LNG and Russia’s Shifting Gas Strategy

LNG and Russia’s Shifting Gas Strategy

When Russian Prime Minister Vladimir Putin invited Western energy companies to help develop natural gas fields in Siberia's Yamal Peninsula in late September, many Western observers viewed it as an admission of defeat. After years of increasing state involvement in the upstream of the Russian hydrocarbon sector, a collapse in the price of oil had pushed Moscow to reconsider its adversarial relations with private investors -- foreign and domestic alike. While there is some truth to this interpretation, it ignores a more important narrative that emerged from the meeting at the Siberian frontier town of Salekhard about Russia's shifting attention toward liquefied natural gas (LNG).
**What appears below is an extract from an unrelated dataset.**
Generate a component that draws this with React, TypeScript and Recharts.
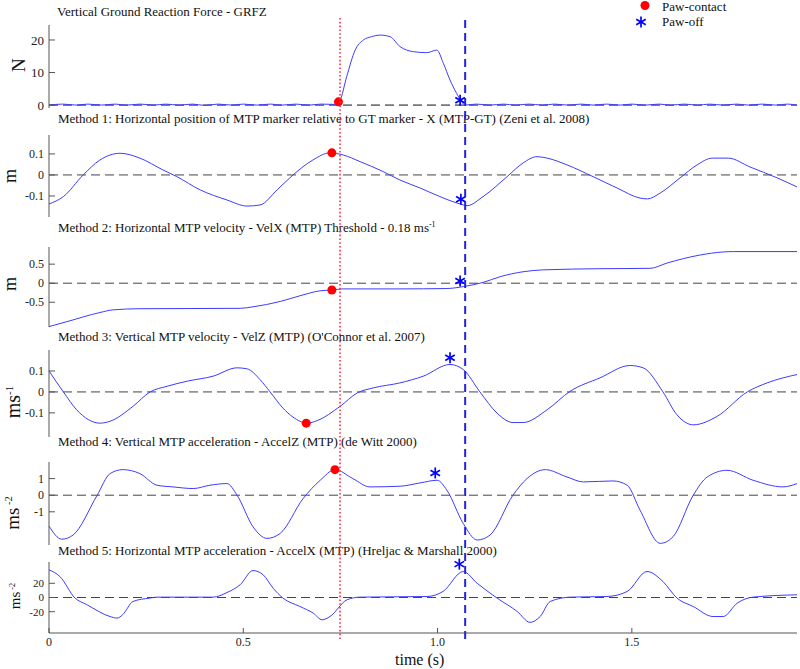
import React from "react";
import { ComposedChart, Line, Scatter, XAxis, YAxis, ReferenceLine } from "recharts";

const FONT = '"Liberation Serif", "Times New Roman", serif';
const LINE = "#3c3cff";
const AXIS = "#555";
const T_END = 1.925;

// event times (s)
const pawContactTime = 0.749;
const pawOffTime = 1.071;

// Vertical ground reaction force (N)
const grfzT = [0, 0.035, 0.07, 0.1, 0.135, 0.17, 0.2, 0.235, 0.27, 0.3, 0.335, 0.37, 0.4, 0.435, 0.47, 0.5, 0.535, 0.57, 0.6, 0.635, 0.67, 0.7, 0.735,
  0.749, 0.766, 0.788, 0.809, 0.83, 0.852, 0.878, 0.903, 0.938, 0.972, 0.998, 1.015, 1.032, 1.049, 1.062,
  1.071, 1.1, 1.135, 1.17, 1.2, 1.235, 1.27, 1.3, 1.335, 1.37, 1.4, 1.435, 1.47, 1.5, 1.535, 1.57, 1.6, 1.635, 1.67, 1.7, 1.735, 1.77, 1.8, 1.835, 1.87, 1.9, 1.925];
const grfzV = [0, 0.3, 0, 0.3, 0, 0.3, 0, 0.3, 0, 0.3, 0, 0.3, -0.1, 0.3, 0, 0.3, 0, 0.3, 0, 0.3, 0, 0.3, 0.2,
  1.5, 8.7, 16.9, 20, 21, 21.5, 21, 18, 16.4, 16.1, 16.9, 12.8, 7.7, 3.6, 1.0,
  0, 0.3, 0, 0.3, 0, 0.3, 0, 0.3, 0, 0.3, 0, 0.3, 0, 0.3, 0, 0.3, 0, 0.3, 0, 0.3, 0, 0.3, 0, 0.3, 0, 0.3, 0];

// Method 1: MTP-GT position (m)
const posXT = [0, 0.037, 0.088, 0.131, 0.183, 0.234, 0.293, 0.329, 0.389, 0.458, 0.51, 0.543, 0.587, 0.628, 0.679, 0.723, 0.757, 0.801, 0.86, 0.903, 0.955,
  1.006, 1.058, 1.076, 1.117, 1.179, 1.22, 1.256, 1.282, 1.333, 1.4, 1.462, 1.521, 1.54, 1.573, 1.624, 1.668, 1.707, 1.748, 1.804, 1.874, 1.925];
const posXV = [-0.138, -0.103, 0, 0.071, 0.103, 0.08, 0.024, -0.008, -0.071, -0.119, -0.148, -0.143, -0.071, 0, 0.071, 0.105, 0.095, 0.063, 0.016, -0.024, -0.062,
  -0.103, -0.138, -0.146, -0.103, -0.008, 0.057, 0.087, 0.08, 0.048, -0.008, -0.062, -0.11, -0.114, -0.086, -0.014, 0.048, 0.08, 0.08, 0.038, -0.014, -0.057];

// Method 2: VelX
const velXT = [0, 0.046, 0.131, 0.165, 0.234, 0.492, 0.525, 0.595, 0.646, 0.698, 0.728, 0.757, 0.903, 1.024, 1.066, 1.117, 1.161, 1.22, 1.272, 1.418, 1.547, 1.591, 1.676, 1.735, 1.761, 1.925];
const velXV = [-1.14, -1.01, -0.77, -0.7, -0.67, -0.66, -0.62, -0.48, -0.33, -0.2, -0.18, -0.15, -0.15, -0.14, -0.09, 0.02, 0.17, 0.3, 0.35, 0.38, 0.39, 0.53, 0.74, 0.82, 0.83, 0.83];

// Method 3: VelZ
const velZT = [0, 0.037, 0.071, 0.131, 0.157, 0.216, 0.26, 0.304, 0.355, 0.422, 0.484, 0.51, 0.543, 0.569, 0.602, 0.628, 0.664, 0.69, 0.749, 0.793, 0.834,
  0.903, 0.963, 1.032, 1.066, 1.109, 1.153, 1.194, 1.22, 1.282, 1.341, 1.418, 1.495, 1.529, 1.58, 1.616, 1.658, 1.719, 1.797, 1.848, 1.925];
const velZV = [0.1, 0, -0.085, -0.149, -0.14, -0.069, 0, 0.027, 0.051, 0.075, 0.115, 0.11, 0.059, 0, -0.077, -0.12, -0.149, -0.137, -0.069, -0.005, 0.019,
  0.043, 0.075, 0.131, 0.107, 0, -0.101, -0.146, -0.146, -0.085, 0.003, 0.067, 0.126, 0.115, 0, -0.109, -0.157, -0.117, 0, 0.043, 0.083];

// Method 4: AccelZ
const accZT = [0, 0.033, 0.062, 0.124, 0.157, 0.19, 0.234, 0.278, 0.319, 0.371, 0.414, 0.458, 0.484, 0.525, 0.561, 0.595, 0.654, 0.698, 0.736, 0.782, 0.826,
  0.903, 0.955, 0.999, 1.024, 1.066, 1.102, 1.135, 1.194, 1.23, 1.277, 1.333, 1.375, 1.452, 1.488, 1.521, 1.573, 1.606, 1.658, 1.694, 1.745, 1.812, 1.889, 1.925];
const accZV = [-1.86, -2.65, -2.4, 0, 1.3, 1.54, 1.3, 0.6, 0.5, 0.4, 0.6, 0.7, 0, -1.9, -2.6, -2.3, -0.2, 0.9, 1.54, 1.0, 0.5,
  0.54, 0.74, 0.9, 0.3, -1.7, -2.7, -2.4, 0, 1.0, 1.54, 1.1, 0.8, 0.86, 0.6, -0.9, -2.9, -2.5, 0, 1.1, 1.5, 0.9, 0.5, 0.7];

// Method 5: AccelX
const accXT = [0, 0.028, 0.067, 0.097, 0.157, 0.175, 0.19, 0.216, 0.26, 0.278, 0.422, 0.458, 0.492, 0.525, 0.551, 0.577, 0.602, 0.646, 0.68, 0.703, 0.723,
  0.767, 0.8, 0.973, 1.014, 1.066, 1.102, 1.153, 1.205, 1.238, 1.264, 1.29, 1.341, 1.436, 1.488, 1.539, 1.58, 1.616, 1.658, 1.709, 1.735, 1.771, 1.812, 1.925];
const accXV = [39, 29.6, -0.8, -10, -26.8, -29, -24, -5.6, -0.8, 0.5, 0.5, 7, 18, 38, 32, 13, -0.8, -12.7, -22, -31.4, -26.8,
  -3.2, 0.5, 1.4, 8.5, 36.6, 20, -0.8, -19.7, -35, -26.8, -5.6, 0.5, 1.4, 8.5, 36.6, 22.5, -0.8, -12.7, -26.8, -26.8, -8, 0.5, 3.8];

// detected events per panel
const contactT = [0.745, 0.728, 0.728, 0.662, 0.736];
const contactV = [1.0, 0.105, -0.18, -0.149, 1.54];
const offT = [1.058, 1.06, 1.058, 1.032, 0.994, 1.056];
const offV = [1.5, -0.116, 0.06, 0.163, 1.34, 47];

const xTicks = [0, 0.5, 1, 1.5];

const zip = (ts: number[], vs: number[]) => ts.map((t, i) => ({ t, v: vs[i] }));

const panels = [
  { data: zip(grfzT, grfzV), top: 25, bottom: 108, domain: [-0.9, 24.6], ticks: [0, 10, 20], fs: 13, zero: "#111" },
  { data: zip(posXT, posXV), top: 135, bottom: 217, domain: [-0.2, 0.19], ticks: [-0.1, 0, 0.1], fs: 12, zero: "#444" },
  { data: zip(velXT, velXV), top: 247, bottom: 327, domain: [-1.15, 0.95], ticks: [-0.5, 0, 0.5], fs: 12, zero: "#444" },
  { data: zip(velZT, velZV), top: 350, bottom: 437, domain: [-0.215, 0.2], ticks: [-0.1, 0, 0.1], fs: 12, zero: "#444" },
  { data: zip(accZT, accZV), top: 462, bottom: 545, domain: [-3, 2], ticks: [-1, 0, 1], fs: 12, zero: "#444" },
  { data: zip(accXT, accXV), top: 562, bottom: 633, domain: [-50, 50], ticks: [-20, 0, 20], fs: 11, zero: "#444" },
];

const titles = [
  { text: "Vertical Ground Reaction Force - GRFZ", base: 16, left: 57 },
  { text: "Method 1: Horizontal position of MTP marker relative to GT marker - X (MTP-GT) (Zeni et al. 2008)", base: 123, left: 58 },
  { text: "Method 2: Horizontal MTP velocity - VelX (MTP) Threshold - 0.18 ms", sup: "-1", base: 232, left: 58 },
  { text: "Method 3: Vertical MTP velocity - VelZ (MTP) (O'Connor et al. 2007)", base: 341, left: 58 },
  { text: "Method 4: Vertical MTP acceleration - AccelZ (MTP) (de Witt 2000)", base: 446, left: 58 },
  { text: "Method 5: Horizontal MTP acceleration - AccelX (MTP) (Hreljac & Marshall 2000)", base: 555, left: 58 },
];

const yLabels = [
  { main: "N", sup: "", cx: 25, cy: 65, fs: 19 },
  { main: "m", sup: "", cx: 16, cy: 176, fs: 18 },
  { main: "m", sup: "", cx: 16, cy: 284, fs: 18 },
  { main: "ms", sup: "-1", cx: 20, cy: 402, fs: 20 },
  { main: "ms", sup: " -2", cx: 19, cy: 513, fs: 19 },
  { main: "ms", sup: " -2", cx: 20, cy: 596, fs: 15 },
];

const RedDot = (props: any) => <circle cx={props.cx} cy={props.cy} r={4.5} fill="#ff0000" />;

const Asterisk = (props: any) => {
  const { cx, cy } = props;
  const r = 5.5;
  const a = r * 0.87;
  const b = r * 0.5;
  return (
    <g stroke="#0000ff" strokeWidth={1.7}>
      <line x1={cx} y1={cy - r} x2={cx} y2={cy + r} />
      <line x1={cx - a} y1={cy - b} x2={cx + a} y2={cy + b} />
      <line x1={cx - a} y1={cy + b} x2={cx + a} y2={cy - b} />
    </g>
  );
};

const YTick = (props: any) => {
  const { x, y, payload, fs } = props;
  return (
    <g>
      <line x1={x + 5} x2={x + 11} y1={y} y2={y} stroke={AXIS} />
      <text x={x} y={y} dy={fs * 0.35} textAnchor="end" fontFamily={FONT} fontSize={fs} fill="#222">
        {String(payload.value)}
      </text>
    </g>
  );
};

const XTick = (props: any) => {
  const { x, y, payload } = props;
  return (
    <g>
      <line x1={x} x2={x} y1={y - 4} y2={y - 9} stroke={AXIS} />
      <text x={x} y={y + 9} textAnchor="middle" fontFamily={FONT} fontSize={12} fill="#222">
        {payload.value === 0 ? "0" : payload.value.toFixed(1)}
      </text>
    </g>
  );
};

function Panel({ p, idx }: { p: any; idx: number }) {
  const last = idx === panels.length - 1;
  const mTop = 10;
  const mBottom = last ? 0 : 10;
  const xH = last ? 30 : 0;
  const h = p.bottom - p.top + mTop + mBottom + xH;
  return (
    <div style={{ position: "absolute", left: 0, top: p.top - mTop }}>
      <ComposedChart width={800} height={h} margin={{ top: mTop, right: 3, bottom: mBottom, left: 0 }}>
        <XAxis
          type="number"
          dataKey="t"
          domain={[0, T_END]}
          hide={!last}
          ticks={xTicks}
          interval={0}
          height={xH || 1}
          tickSize={0}
          tickMargin={4}
          tickLine={false}
          axisLine={{ stroke: AXIS }}
          tick={(tp: any) => <XTick {...tp} />}
        />
        <YAxis
          type="number"
          dataKey="v"
          width={49}
          domain={p.domain}
          ticks={p.ticks}
          interval={0}
          tickSize={0}
          tickMargin={5}
          tickLine={false}
          axisLine={{ stroke: AXIS }}
          tick={(tp: any) => <YTick {...tp} fs={p.fs} />}
        />
        <ReferenceLine y={0} stroke={p.zero} strokeDasharray="9 5" />
        <Line data={p.data} dataKey="v" type="monotone" stroke={LINE} strokeWidth={1} dot={false} isAnimationActive={false} />
        {idx < contactT.length && (
          <Scatter data={[{ t: contactT[idx], v: contactV[idx] }]} dataKey="v" shape={RedDot} isAnimationActive={false} />
        )}
        <Scatter data={[{ t: offT[idx], v: offV[idx] }]} dataKey="v" shape={Asterisk} isAnimationActive={false} />
      </ComposedChart>
    </div>
  );
}

export default function App() {
  const eventData = [
    { t: 0, v: 0 },
    { t: T_END, v: 1 },
  ];
  return (
    <div style={{ position: "absolute", left: 0, top: 0, width: 800, height: 669, overflow: "hidden", background: "#fff" }}>
      {titles.map((tt, i) => (
        <div
          key={i}
          style={{
            position: "absolute",
            left: tt.left,
            top: tt.base - 11,
            fontFamily: FONT,
            fontSize: 13,
            lineHeight: 1,
            whiteSpace: "nowrap",
            color: "#111",
          }}
        >
          {tt.text}
          {tt.sup && <span style={{ fontSize: 8, position: "relative", top: -5 }}>{tt.sup}</span>}
        </div>
      ))}

      {panels.map((p, i) => (
        <Panel key={i} p={p} idx={i} />
      ))}

      <svg width={40} height={669} style={{ position: "absolute", left: 0, top: 0 }}>
        {yLabels.map((l, i) => (
          <text
            key={i}
            x={l.cx}
            y={l.cy}
            transform={`rotate(-90 ${l.cx} ${l.cy})`}
            textAnchor="middle"
            fontFamily={FONT}
            fontSize={l.fs}
            fill="#111"
          >
            {l.main}
            {l.sup && (
              <tspan fontSize={l.fs * 0.55} dy={-l.fs * 0.35}>
                {l.sup}
              </tspan>
            )}
          </text>
        ))}
      </svg>

      <div style={{ position: "absolute", left: 0, top: 0 }}>
        <ComposedChart width={800} height={669} margin={{ top: 17, right: 3, bottom: 30, left: 49 }} data={eventData}>
          <XAxis type="number" dataKey="t" domain={[0, T_END]} hide />
          <YAxis type="number" dataKey="v" domain={[0, 1]} hide />
          <Line dataKey="v" stroke="none" dot={false} isAnimationActive={false} />
          <ReferenceLine x={pawContactTime} stroke="#ff2d4a" strokeWidth={1.6} strokeDasharray="1.6 2.2" />
          <ReferenceLine x={pawOffTime} stroke="#2424dd" strokeWidth={2} strokeDasharray="8 5" />
        </ComposedChart>
      </div>

      <div style={{ position: "absolute", left: 395, top: 652, fontFamily: FONT, fontSize: 16, lineHeight: 1, color: "#111" }}>
        time (s)
      </div>

      <svg width={110} height={32} style={{ position: "absolute", left: 630, top: 0 }}>
        <circle cx={15} cy={5.5} r={4.5} fill="#ff0000" />
        <text x={32} y={11} fontFamily={FONT} fontSize={13} fill="#111">
          Paw-contact
        </text>
        <Asterisk cx={11} cy={22} />
        <text x={32} y={26} fontFamily={FONT} fontSize={13} fill="#111">
          Paw-off
        </text>
      </svg>
    </div>
  );
}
Russia's natural gas resources form the backbone of its domestic economy and represent a major factor in its foreign policy. With the world's largest natural gas reserves, Russia manages to both subsidize domestic gas consumption and export large quantities to Europe by way of pipelines. About one-fourth of EU gas demand is sourced from Russia, and individual countries in Central and Eastern Europe often source their entire gas demand from their eastern neighbor.

Because natural gas is just that -- a gas -- its transportation has long relied on pipelines, with long-term contracts fixing the amount sold and purchased, and the price indexed to that of oil. These contracts were initially justified by the enormous capital expenditures required to develop new gas fields and build expensive long-distance pipelines.